Items:
— Start —

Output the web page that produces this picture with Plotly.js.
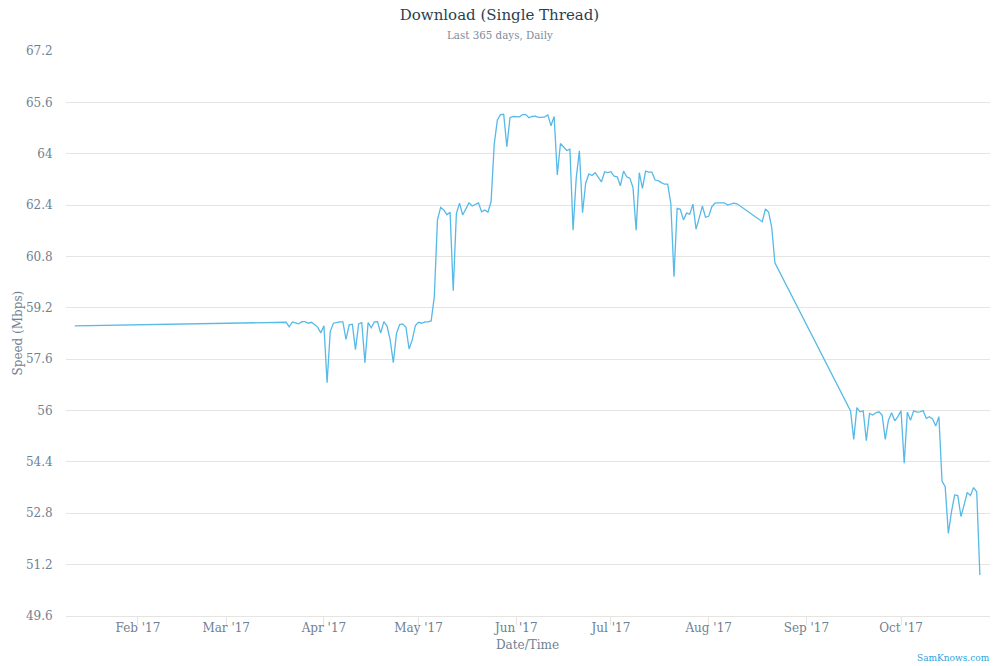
<!DOCTYPE html>
<html>
<head>
<meta charset="utf-8">
<script src="https://cdn.plot.ly/plotly-3.0.1.min.js"></script>
<style>html,body{margin:0;padding:0;background:#fff;}#chart{width:999px;height:666px;}</style>
</head>
<body>
<div id="chart"></div>
<script>
// Daily download speed (Mbps), segments of consecutive days
const seg0Start = '2017-01-12';
const seg0Values = [58.64];

const seg1Start = '2017-03-19';
const seg1Values = [
  58.75, 58.75, 58.61, 58.76, 58.73, 58.70, 58.77, 58.77, 58.72, 58.75,
  58.68, 58.60, 58.42, 58.64, 56.87, 58.46, 58.72, 58.75, 58.76, 58.76,
  58.22, 58.67, 58.69, 57.90, 58.70, 58.74, 57.49, 58.74, 58.58, 58.76,
  58.77, 58.41, 58.77, 58.63, 58.20, 57.49, 58.40, 58.68, 58.70, 58.59,
  57.92, 58.20, 58.65, 58.75, 58.72, 58.76, 58.76, 58.79, 59.55, 61.94,
  62.33, 62.25, 62.10, 62.18, 59.73, 62.14, 62.46, 62.09, 62.30, 62.47,
  62.37, 62.42, 62.47, 62.19, 62.25, 62.18, 62.51, 64.30, 65.05, 65.22,
  65.23, 64.22, 65.12, 65.16, 65.16, 65.15, 65.22, 65.22, 65.12, 65.16,
  65.17, 65.13, 65.13, 65.15, 65.21, 64.87, 65.16, 63.34, 64.32, 64.20,
  64.10, 64.14, 61.62, 63.24, 64.09, 62.16, 63.08, 63.37, 63.32, 63.41,
  63.25, 63.12, 63.44, 63.41, 63.44, 63.30, 63.28, 63.00, 63.46, 63.28,
  63.24, 62.95, 61.62, 63.41, 62.92, 63.46, 63.43, 63.43, 63.18, 63.16,
  63.10, 63.05, 63.05, 62.45, 60.17, 62.30, 62.27, 61.94, 62.15, 62.12,
  62.43, 61.65, 62.00, 62.37, 62.02, 62.05, 62.35, 62.46, 62.47, 62.47,
  62.47, 62.40, 62.44, 62.46, 62.44
];

const seg2Start = '2017-08-18';
const seg2Values = [61.88, 62.28, 62.18, 61.70, 60.60];

const seg3Start = '2017-09-15';
const seg3Values = [
  55.99, 55.10, 56.09, 55.96, 55.99, 55.06, 55.91, 55.86, 55.93, 55.96,
  55.86, 55.10, 55.70, 55.93, 55.68, 55.81, 55.99, 54.36, 55.95, 55.70,
  55.99, 55.95, 55.96, 56.00, 55.76, 55.81, 55.74, 55.52, 55.81, 53.80,
  53.63, 52.17, 52.85, 53.37, 53.35, 52.70, 53.06, 53.45, 53.35, 53.60,
  53.47, 50.88
];

const yTicks = [49.6, 51.2, 52.8, 54.4, 56, 57.6, 59.2, 60.8, 62.4, 64, 65.6, 67.2];
const xTicks = ['2017-02-01','2017-03-01','2017-04-01','2017-05-01','2017-06-01','2017-07-01','2017-08-01','2017-09-01','2017-10-01'];
const xTickLabels = ["Feb '17","Mar '17","Apr '17","May '17","Jun '17","Jul '17","Aug '17","Sep '17","Oct '17"];

function dailyDates(start, n) {
  const out = [];
  const base = new Date(start + 'T00:00:00Z');
  for (let i = 0; i < n; i++) {
    const d = new Date(base.getTime() + i * 86400000);
    out.push(d.toISOString().slice(0, 10));
  }
  return out;
}

const segs = [[seg0Start, seg0Values], [seg1Start, seg1Values], [seg2Start, seg2Values], [seg3Start, seg3Values]];
let xs = [], ys = [];
segs.forEach(([s, v]) => { xs = xs.concat(dailyDates(s, v.length)); ys = ys.concat(v); });

const FONT = 'DejaVu Serif, serif';
const GRID = '#e6e4e0';
const TXT = '#6e8192';

const trace = {
  x: xs, y: ys, type: 'scatter', mode: 'lines',
  line: { color: '#56b9e8', width: 1.3 },
  hoverinfo: 'x+y'
};

const layout = {
  width: 999, height: 666,
  margin: { l: 66, r: 9, t: 51, b: 50 },
  paper_bgcolor: '#ffffff', plot_bgcolor: '#ffffff',
  showlegend: false,
  font: { family: FONT, color: TXT, size: 12 },
  title: {
    text: 'Download (Single Thread)',
    font: { family: FONT, size: 15, color: '#2a3f52' },
    x: 0.5, xanchor: 'center', xref: 'container',
    y: 1 - 15 / 666, yanchor: 'middle', yref: 'container'
  },
  xaxis: {
    type: 'date',
    range: ['2017-01-09 05:00', '2017-10-29 05:00'],
    tickmode: 'array', tickvals: xTicks, ticktext: xTickLabels,
    ticks: 'outside', ticklen: 8, tickwidth: 1, tickcolor: GRID,
    ticklabelstandoff: -7,
    showgrid: false, zeroline: false,
    showline: true, linecolor: GRID, linewidth: 1,
    tickfont: { family: FONT, size: 12, color: TXT },
    fixedrange: true
  },
  yaxis: {
    range: [49.6, 67.2],
    tickmode: 'array', tickvals: yTicks, ticktext: yTicks.map(String),
    showgrid: true, gridcolor: GRID, gridwidth: 1,
    zeroline: false, showline: false,
    ticks: 'outside', ticklen: 10, tickcolor: 'rgba(0,0,0,0)',
    tickfont: { family: FONT, size: 12, color: TXT },
    fixedrange: true
  },
  annotations: [
    {
      text: 'Last 365 days, Daily', xref: 'paper', yref: 'paper',
      x: (499.5 - 66) / 924, y: (616 - 35) / 565, xanchor: 'center', yanchor: 'middle',
      showarrow: false, font: { family: FONT, size: 10.3, color: '#7b8c9c' }
    },
    {
      text: 'Date/Time', xref: 'paper', yref: 'paper',
      x: (527.5 - 66) / 924, y: (616 - 645) / 565, xanchor: 'center', yanchor: 'middle',
      showarrow: false, font: { family: FONT, size: 12, color: TXT }
    },
    {
      text: 'Speed (Mbps)', xref: 'paper', yref: 'paper', textangle: -90,
      x: (17 - 66) / 924, y: 0.5, xanchor: 'center', yanchor: 'middle',
      showarrow: false, font: { family: FONT, size: 12, color: TXT }
    },
    {
      text: 'SamKnows.com', xref: 'paper', yref: 'paper',
      x: 1 + 2 / 924, y: (616 - 658) / 565, xanchor: 'right', yanchor: 'middle',
      showarrow: false, font: { family: FONT, size: 9, color: '#2ba4df' }
    }
  ]
};

Plotly.newPlot('chart', [trace], layout, { displayModeBar: false, staticPlot: true });
</script>
</body>
</html>
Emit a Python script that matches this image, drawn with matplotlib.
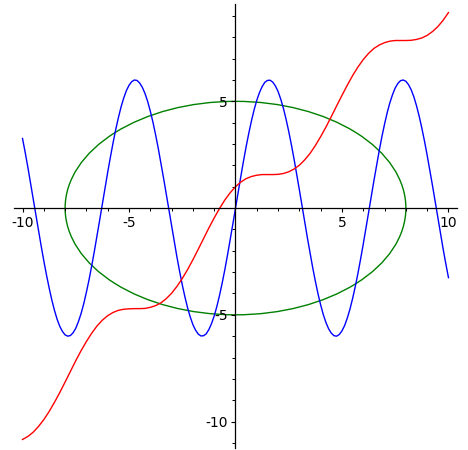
import matplotlib
matplotlib.use("Agg")
import matplotlib.pyplot as plt
from matplotlib.patches import Ellipse
from matplotlib.ticker import FixedLocator, MultipleLocator

# sample positions along x (step 0.25)
x_samples = [
    -10.0, -9.75, -9.5, -9.25, -9.0, -8.75, -8.5, -8.25, -8.0, -7.75,
    -7.5, -7.25, -7.0, -6.75, -6.5, -6.25, -6.0, -5.75, -5.5, -5.25,
    -5.0, -4.75, -4.5, -4.25, -4.0, -3.75, -3.5, -3.25, -3.0, -2.75,
    -2.5, -2.25, -2.0, -1.75, -1.5, -1.25, -1.0, -0.75, -0.5, -0.25,
    0.0, 0.25, 0.5, 0.75, 1.0, 1.25, 1.5, 1.75, 2.0, 2.25,
    2.5, 2.75, 3.0, 3.25, 3.5, 3.75, 4.0, 4.25, 4.5, 4.75,
    5.0, 5.25, 5.5, 5.75, 6.0, 6.25, 6.5, 6.75, 7.0, 7.25,
    7.5, 7.75, 8.0, 8.25, 8.5, 8.75, 9.0, 9.25, 9.5, 9.75, 10.0,
]
# extra in-between positions for the blue wave
x_mid = [
    -9.875, -9.625, -9.375, -9.125, -8.875, -8.625, -8.375, -8.125, -7.875, -7.625,
    -7.375, -7.125, -6.875, -6.625, -6.375, -6.125, -5.875, -5.625, -5.375, -5.125,
    -4.875, -4.625, -4.375, -4.125, -3.875, -3.625, -3.375, -3.125, -2.875, -2.625,
    -2.375, -2.125, -1.875, -1.625, -1.375, -1.125, -0.875, -0.625, -0.375, -0.125,
    0.125, 0.375, 0.625, 0.875, 1.125, 1.375, 1.625, 1.875, 2.125, 2.375,
    2.625, 2.875, 3.125, 3.375, 3.625, 3.875, 4.125, 4.375, 4.625, 4.875,
    5.125, 5.375, 5.625, 5.875, 6.125, 6.375, 6.625, 6.875, 7.125, 7.375,
    7.625, 7.875, 8.125, 8.375, 8.625, 8.875, 9.125, 9.375, 9.625, 9.875,
]

# blue wave
blue_y = [
    3.26, 1.92, 0.45, -1.05, -2.47, -3.74, -4.79, -5.54, -5.94, -5.97,
    -5.63, -4.94, -3.94, -2.70, -1.29, 0.20, 1.68, 3.05, 4.23, 5.15,
    5.75, 6.00, 5.86, 5.37, 4.54, 3.43, 2.10, 0.65, -0.85, -2.29,
    -3.59, -4.67, -5.46, -5.90, -5.98, -5.69, -5.05, -4.09, -2.88, -1.48,
    0.00, 1.48, 2.88, 4.09, 5.05, 5.69, 5.98, 5.90, 5.46, 4.67,
    3.59, 2.29, 0.85, -0.65, -2.10, -3.43, -4.54, -5.37, -5.86, -6.00,
    -5.75, -5.15, -4.23, -3.05, -1.68, -0.20, 1.29, 2.70, 3.94, 4.94,
    5.63, 5.97, 5.94, 5.54, 4.79, 3.74, 2.47, 1.05, -0.45, -1.92, -3.26,
]
blue_y_mid = [
    2.61, 1.19, -0.30, -1.77, -3.13, -4.30, -5.21, -5.78, -6.00, -5.84,
    -5.32, -4.48, -3.35, -2.01, -0.55, 0.95, 2.38, 3.67, 4.73, 5.50,
    5.92, 5.98, 5.66, 5.00, 4.02, 2.79, 1.39, -0.10, -1.58, -2.96,
    -4.16, -5.10, -5.72, -5.99, -5.89, -5.41, -4.61, -3.51, -2.20, -0.75,
    0.75, 2.20, 3.51, 4.61, 5.41, 5.89, 5.99, 5.72, 5.10, 4.16,
    2.96, 1.58, 0.10, -1.39, -2.79, -4.02, -5.00, -5.66, -5.98, -5.92,
    -5.50, -4.73, -3.67, -2.38, -0.95, 0.55, 2.01, 3.35, 4.48, 5.32,
    5.84, 6.00, 5.78, 5.21, 4.30, 3.13, 1.77, 0.30, -1.19, -2.61,
]

# red staircase-like curve
red_y = [
    -10.84, -10.70, -10.50, -10.23, -9.91, -9.53, -9.10, -8.64, -8.15, -7.65,
    -7.15, -6.68, -6.25, -5.86, -5.52, -5.25, -5.04, -4.89, -4.79, -4.74,
    -4.72, -4.71, -4.71, -4.70, -4.65, -4.57, -4.44, -4.24, -3.99, -3.67,
    -3.30, -2.88, -2.42, -1.93, -1.43, -0.93, -0.46, -0.02, 0.38, 0.72,
    1.00, 1.22, 1.38, 1.48, 1.54, 1.57, 1.57, 1.57, 1.58, 1.62,
    1.70, 1.83, 2.01, 2.26, 2.56, 2.93, 3.35, 3.80, 4.29, 4.79,
    5.28, 5.76, 6.21, 6.61, 6.96, 7.25, 7.48, 7.64, 7.75, 7.82,
    7.85, 7.85, 7.85, 7.86, 7.90, 7.97, 8.09, 8.27, 8.50, 8.80, 9.16,
]

# green ellipse
ellipse_center = (0.0, 0.0)
ellipse_rx = 8.0
ellipse_ry = 5.0

x_major = [-10, -5, 5, 10]
y_major = [-10, -5, 5]

blue_pts = sorted(zip(x_samples + x_mid, blue_y + blue_y_mid))
blue_x = [p[0] for p in blue_pts]
blue_v = [p[1] for p in blue_pts]

fig = plt.figure(figsize=(4.68, 4.5), dpi=100)
ax = fig.add_axes([0.0299, 0.0044, 0.9466, 0.9867])

ax.plot(blue_x, blue_v, color="#0000ff", lw=1.0)
ax.plot(x_samples, red_y, color="#ff0000", lw=1.0)
ax.add_patch(Ellipse(ellipse_center, 2 * ellipse_rx, 2 * ellipse_ry,
                     fill=False, edgecolor="#008000", lw=1.0))

ax.set_xlim(-10.4, 10.4)
ax.set_ylim(-11.24, 9.56)

for side in ["top", "right"]:
    ax.spines[side].set_visible(False)
ax.spines["left"].set_position(("data", 0))
ax.spines["bottom"].set_position(("data", 0))
for side in ["left", "bottom"]:
    ax.spines[side].set_linewidth(0.9)

ax.xaxis.set_major_locator(FixedLocator(x_major))
ax.yaxis.set_major_locator(FixedLocator(y_major))
ax.xaxis.set_minor_locator(MultipleLocator(1))
ax.yaxis.set_minor_locator(MultipleLocator(1))
ax.set_xticklabels([str(v) for v in x_major])
ax.set_yticklabels([str(v) for v in y_major])
ax.tick_params(which="major", length=3.2, width=0.8, labelsize=10, pad=2.5)
ax.tick_params(which="minor", length=2.2, width=0.7)
ax.patch.set_alpha(0)

fig.savefig("out.png", dpi=100)
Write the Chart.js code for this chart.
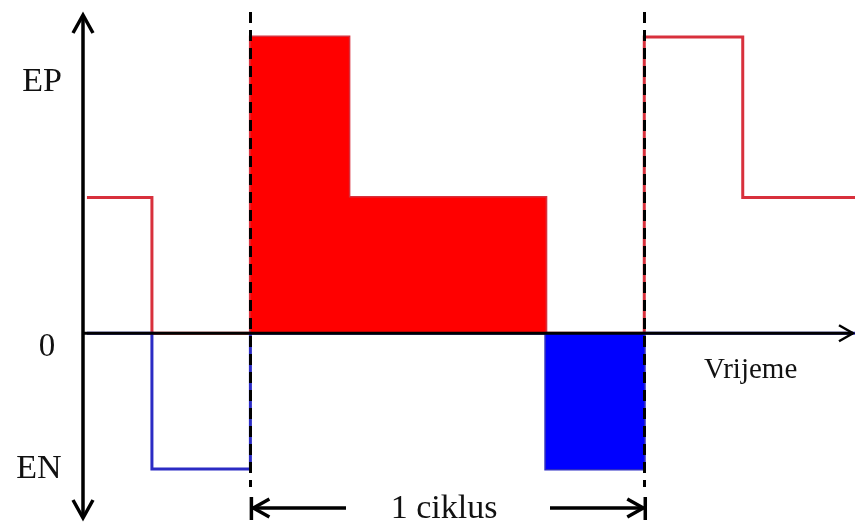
<!DOCTYPE html>
<html>
<head>
<meta charset="utf-8">
<script src="https://cdn.jsdelivr.net/npm/chart.js@4.4.0/dist/chart.umd.min.js"></script>
<style>
    html, body { margin: 0; padding: 0; background: #ffffff; }
    #wrap { width: 855px; height: 527px; }
</style>
</head>
<body>
<div id="wrap"><canvas id="ciklusChart"></canvas></div>
<script>
// trenuci promjene (1 jedinica = cetvrtina ciklusa)
const vrijeme = [0.04, 0.7, 1.7, 2.7, 4.7, 5.7, 6.7, 7.84];
const pozitivno = [1, 0, 2.18, 1, 0, 2.18, 1, 1];
const negativno = [0, -1, 0, 0, -1, 0, 0, 0];

// popunjeni dio - jedan ciklus
const ciklusVrijemeEP = [1.7, 2.7, 4.7];
const ciklusEP = [2.18, 1, 1];
const ciklusVrijemeEN = [4.7, 5.7];
const ciklusEN = [-1, -1];

// isprekidane granice ciklusa
const granice = [1.7, 5.7];

// oznake osi
const yOznake = ['EP', '0', 'EN'];
const yOznakeVrijednosti = [1.85, -0.1, -1.0];
const xOznaka = 'Vrijeme';
const ciklusOznaka = '1 ciklus';

const toPoints = (xs, ys) => xs.map((x, i) => ({ x: x, y: ys[i] }));

const arrowHead = (ctx, x, y, dx, dy, nx, ny) => {
    ctx.beginPath();
    ctx.moveTo(x + dx + nx, y + dy + ny);
    ctx.lineTo(x, y);
    ctx.lineTo(x + dx - nx, y + dy - ny);
    ctx.stroke();
};

const dijagramPlugin = {
    id: 'dijagram',
    afterDatasetsDraw: (chart) => {
        const ctx = chart.ctx;
        const xs = chart.scales.x;
        const ys = chart.scales.y;
        const area = chart.chartArea;
        const x0 = xs.getPixelForValue(0);
        const y0 = ys.getPixelForValue(0);

        ctx.save();
        ctx.strokeStyle = '#000000';
        ctx.lineCap = 'butt';

        // isprekidane linije
        ctx.lineWidth = 3;
        ctx.setLineDash([11, 7]);
        granice.forEach(g => {
            const px = Math.round(xs.getPixelForValue(g)) + 0.5;
            ctx.beginPath();
            ctx.moveTo(px, area.top - 2);
            ctx.lineTo(px, 487);
            ctx.stroke();
        });
        ctx.setLineDash([]);

        // vertikalna os
        ctx.lineWidth = 3.5;
        ctx.beginPath();
        ctx.moveTo(x0, area.top + 1);
        ctx.lineTo(x0, area.bottom);
        ctx.stroke();
        arrowHead(ctx, x0, area.top + 1, 0, 18, 10, 0);
        arrowHead(ctx, x0, area.bottom, 0, -18, 10, 0);

        // horizontalna os
        ctx.lineWidth = 3.2;
        ctx.beginPath();
        ctx.moveTo(x0, y0);
        ctx.lineTo(area.right - 2, y0);
        ctx.stroke();
        ctx.lineWidth = 2.5;
        arrowHead(ctx, area.right - 2, y0, -14, 0, 0, 8);

        // strelice za 1 ciklus
        const gL = xs.getPixelForValue(granice[0]) + 1;
        const gR = xs.getPixelForValue(granice[1]) + 1;
        const ay = 508;
        ctx.lineWidth = 3.5;
        ctx.beginPath();
        ctx.moveTo(gL, ay - 11); ctx.lineTo(gL, ay + 12);
        ctx.moveTo(gR, ay - 11); ctx.lineTo(gR, ay + 12);
        ctx.moveTo(gL + 2, ay); ctx.lineTo(346, ay);
        ctx.moveTo(550, ay); ctx.lineTo(gR - 2, ay);
        ctx.stroke();
        arrowHead(ctx, gL + 2, ay, 16, 0, 0, 9);
        arrowHead(ctx, gR - 2, ay, -16, 0, 0, 9);

        // tekst
        ctx.fillStyle = '#111111';
        ctx.textBaseline = 'middle';
        ctx.textAlign = 'center';
        yOznake.forEach((t, i) => {
            ctx.font = (t === '0' ? '33px' : '34px') + ' "Liberation Serif", "Times New Roman", serif';
            const px = t === '0' ? 47 : (t === 'EP' ? 42 : 39);
            ctx.fillText(t, px, ys.getPixelForValue(yOznakeVrijednosti[i]));
        });
        ctx.font = '29px "Liberation Serif", "Times New Roman", serif';
        ctx.fillText(xOznaka, xs.getPixelForValue(6.78), ys.getPixelForValue(-0.27));
        ctx.font = '34px "Liberation Serif", "Times New Roman", serif';
        ctx.fillText(ciklusOznaka, 444, ay + 1);
        ctx.restore();
    }
};

const canvas = document.getElementById('ciklusChart');
new Chart(canvas.getContext('2d'), {
    type: 'line',
    data: {
        datasets: [
            {
                label: 'EP ciklus',
                data: toPoints(ciklusVrijemeEP, ciklusEP),
                stepped: true,
                borderWidth: 0,
                borderColor: 'rgba(0,0,0,0)',
                backgroundColor: '#ff0000',
                fill: 'origin',
                pointRadius: 0,
                order: 1
            },
            {
                label: 'EN ciklus',
                data: toPoints(ciklusVrijemeEN, ciklusEN),
                stepped: true,
                borderWidth: 0,
                borderColor: 'rgba(0,0,0,0)',
                backgroundColor: '#0000ff',
                fill: 'origin',
                pointRadius: 0,
                order: 2
            },
            {
                label: 'EN',
                data: toPoints(vrijeme, negativno),
                stepped: true,
                borderWidth: 3,
                borderColor: '#2b2bc4',
                fill: false,
                pointRadius: 0,
                order: 3
            },
            {
                label: 'EP',
                data: toPoints(vrijeme, pozitivno),
                stepped: true,
                borderWidth: 3,
                borderColor: '#d8303c',
                fill: false,
                pointRadius: 0,
                order: 4
            }
        ]
    },
    options: {
        responsive: true,
        maintainAspectRatio: false,
        animation: false,
        layout: {
            padding: { left: 83, top: 14, right: 0, bottom: 9 }
        },
        plugins: {
            legend: { display: false },
            tooltip: { enabled: false }
        },
        scales: {
            x: { type: 'linear', min: 0, max: 7.84, display: false },
            y: { type: 'linear', min: -1.36, max: 2.35, display: false }
        }
    },
    plugins: [dijagramPlugin]
});
</script>
</body>
</html>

— End —

Your task is to repeat the opening line of the entries above and each line after it, ending with the line that has "const seg0Values = [58.64];". Do not include the pictures.

Answer to this exercise:
Output the web page that produces this picture with Plotly.js.
<!DOCTYPE html>
<html>
<head>
<meta charset="utf-8">
<script src="https://cdn.plot.ly/plotly-3.0.1.min.js"></script>
<style>html,body{margin:0;padding:0;background:#fff;}#chart{width:999px;height:666px;}</style>
</head>
<body>
<div id="chart"></div>
<script>
// Daily download speed (Mbps), segments of consecutive days
const seg0Start = '2017-01-12';
const seg0Values = [58.64];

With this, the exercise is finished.